Some commenters on the thread about no-laptop policies in law schools (and the related thread on libertarianism and actions within institutions) asked: Why not rely on each student's own judgment about whether laptops are too distracting to them? Shouldn't we assume that our adult students generally know best what's best for themselves?

It's an interesting question (a question of ethics and good sense rather than of rights-based constraints on government power) to what extent universities and law schools should be paternalistic to the students who have chosen to attend. A simple example: Many professors require students to hand in a rough draft of a seminar paper at a particular date, rather than just handing in a final draft. (If the student is late with the rough draft, they may get penalized, and in any event the student understandably thinks that the professor's rule is a demand and not just a request.) The main reason for this is to help discipline the student into getting a rough draft in early, so that the student can profit from the professor's comments, and so the student will produce a better paper and learn more about the subject and about writing in the process. Is that improper, because it's unduly paternalistic? Should I stress to students that the rough draft deadlines are optional, and that if they don't want to hand in a rough draft, that's likely to be a mistake but it's entirely up to them? I'm not sure, but I think the right answer isn't obvious.

But in this post I want to focus on something else: The role of class discussion in legal education. I want to argue that students — though they of course pay lots of money to us — are not just customers of legal education, but are also in a sense a sort of employee: Law school classes rely on students' participating in the class, as a means of helping educate the other students. Learning, the theory goes, is a cooperative endeavor, in which students benefit from hearing each other's comments.

This is most obvious in seminars, classes that are usually of twelve or fewer students, in which most of the discussion involves students discussing the materials, or each other's papers. Naturally, the discussion is guided by the professor, but the point is for the students to learn by having a conversation. That's the format for seminars in most subjects, I think, and certainly for law school seminars.

Because of this, both attendance and discussion are required in seminars. If you don't show up, your grade might be reduced; likewise if you don't talk in class. If the professor calls on you, passing is not an option. (In some large classes, professors offer a no-hassle pass option, but if you pass in a seminar, the professor may well publicly reprimand you, and might penalize you more formally if you keep doing this.) The reason isn't paternalistic concern for the particular student. Rather, it's that the student's job is to participate, in order to create the class discussion that is supposed to be the mechanism through which all the students learn.

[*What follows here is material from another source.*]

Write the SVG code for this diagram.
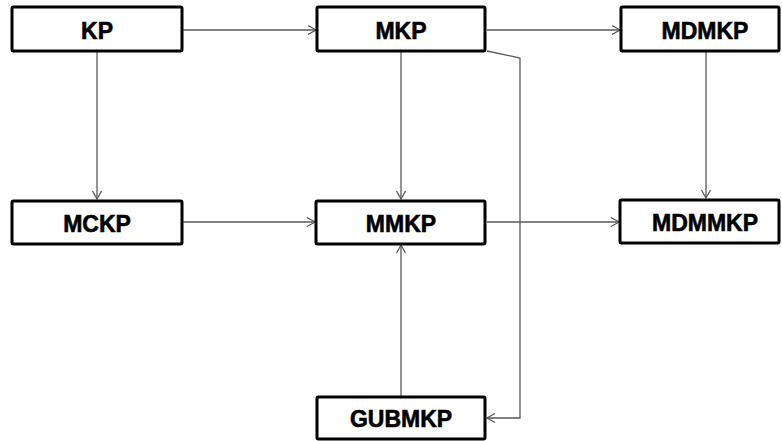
<svg xmlns="http://www.w3.org/2000/svg" width="782" height="441" viewBox="0 0 782 441">
<style>
.box{fill:#fff;stroke:#000;stroke-width:3}
.lbl{font-family:"Liberation Sans",Arial,sans-serif;font-weight:bold;font-size:23px;text-anchor:middle;fill:#000;stroke:#000;stroke-width:0.6}
.con{fill:none;stroke:#595959;stroke-width:1.3}
</style>
<defs>
<marker id="arr" markerWidth="12" markerHeight="12" refX="9" refY="6" orient="auto" markerUnits="userSpaceOnUse">
<path d="M1,1.5 L9,6 L1,10.5" fill="none" stroke="#595959" stroke-width="1.3"/>
</marker>
</defs>
<g id="connectors">
<path class="con" d="M183,30 H316" marker-end="url(#arr)"/>
<path class="con" d="M487,30 H620" marker-end="url(#arr)"/>
<path class="con" d="M97,52 V199" marker-end="url(#arr)"/>
<path class="con" d="M401,52 V199" marker-end="url(#arr)"/>
<path class="con" d="M706,52 V198" marker-end="url(#arr)"/>
<path class="con" d="M183,222 H315" marker-end="url(#arr)"/>
<path class="con" d="M487,222 H619" marker-end="url(#arr)"/>
<path class="con" d="M401,396 V245" marker-end="url(#arr)"/>
<path class="con" d="M487,51 L520,58 V418 H487" marker-end="url(#arr)"/>
</g>
<g id="KP"><rect class="box" x="12" y="7" width="170" height="44" rx="1.5"/><text class="lbl" x="97" y="39">KP</text></g>
<g id="MKP"><rect class="box" x="317" y="7" width="168" height="44" rx="1.5"/><text class="lbl" x="401" y="39">MKP</text></g>
<g id="MDMKP"><rect class="box" x="621" y="7" width="158" height="44" rx="1.5"/><text class="lbl" x="705" y="39">MDMKP</text></g>
<g id="MCKP"><rect class="box" x="12" y="201" width="170" height="43" rx="1.5"/><text class="lbl" x="97" y="232">MCKP</text></g>
<g id="MMKP"><rect class="box" x="316" y="201" width="169" height="43" rx="1.5"/><text class="lbl" x="401" y="232">MMKP</text></g>
<g id="MDMMKP"><rect class="box" x="620" y="200" width="159" height="43" rx="1.5" stroke-width="3.5"/><text class="lbl" x="705" y="231">MDMMKP</text></g>
<g id="GUBMKP"><rect class="box" x="317" y="397" width="168" height="42" rx="1.5"/><text class="lbl" x="401" y="427">GUBMKP</text></g>
</svg>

Likewise, some seminars involve students commenting on each other's rough drafts or on each other's presentations of their works in progress. This means that students must hand in rough drafts on time, or else they won't be available as subjects for discussion, and for the other students to practice their editing skills and their constructive criticism skills. (This is why I don't need to decide whether a mandatory rough draft policy is improperly paternalistic when the students just hand in the rough drafts to me: The seminar I teach is heavily organized around students' commenting on each other's work product, so punctual submission of rough drafts and other stages of a paper is necessary for the benefit of the other students, and not just of the submitting students.)

Most law school classes are between seminars and lectures: The professor talks more than he does in a seminar, and class discussion is less important than in a seminar, but class discussion still takes up a large part of the time, and the professor's conversations with the students — and sometimes students' conservations with each other — are an important pedagogical tool. Some question whether it's an effective tool; perhaps we'd be better off lecturing more and drawing the students in less. But most of our classes do heavily rely (rightly or wrongly) on this tool.

This means that whether students are paying attention in class affects not just themselves, but their classmates. Students who tune out, either because they're distracted by non-class materials, or because they are so focused on taking verbatim notes that they aren't really mentally engaging the information, aren't doing the job they're supposed to do. (Again, I recognize that they're not being directly paid for the job, but rather have to pay us; but part of the educational transaction is that they get an education and a credential in exchange for money and class participation.) When fewer students participate in class, other students get less out of the class discussion. When a student is called on and doesn't give a good answer, other students get less out of the class discussion (especially since time is wasted, and the conversation is interrupted).

In my view, the main impetus for the non-laptop policies has not been paternalism towards students who choose to tune out. That may have been part of some professors' concern, but it wasn't the deciding factor for me, and I suspect it wasn't the deciding factor for most other professors who have experimented with these policies. Rather, the concern is about the impact of laptops on others — both (1) the distraction to other students when someone is surfing the Web or (even if Internet access is turned off) is playing solitaire, and, probably more importantly, (2) the perceived decrease in class discussion stemming from laptop use, and the hoped-for increase in the number of participants and the quality of participation when people stop using the laptops.

Now I'm not sure whether class discussion improves as a result of no-laptop policies. I've heard favorable reports from others, but the reason I'm calling this an experiment is precisely because I don't know for sure whether the results will be positive (though I've heard enough to suggest that the results are unlikely to be highly negative). But I don't think they can be faulted — whether on libertarian reasons or others — simply on the grounds that they are paternalistic towards the students, in the sense of stopping each student from doing something because we think that behavior is bad for that particular student. Rather, we're trying to improve class discussion, a discussion through which each student's participation benefits the other students as well as the participant.

That's a familiar policy, as I've said, for seminars, where attendance and participation rules are commonplace. And I think it's also an ethically permissible policy for larger classes that generally rely at least in part on student discussion, and not just on lecturing.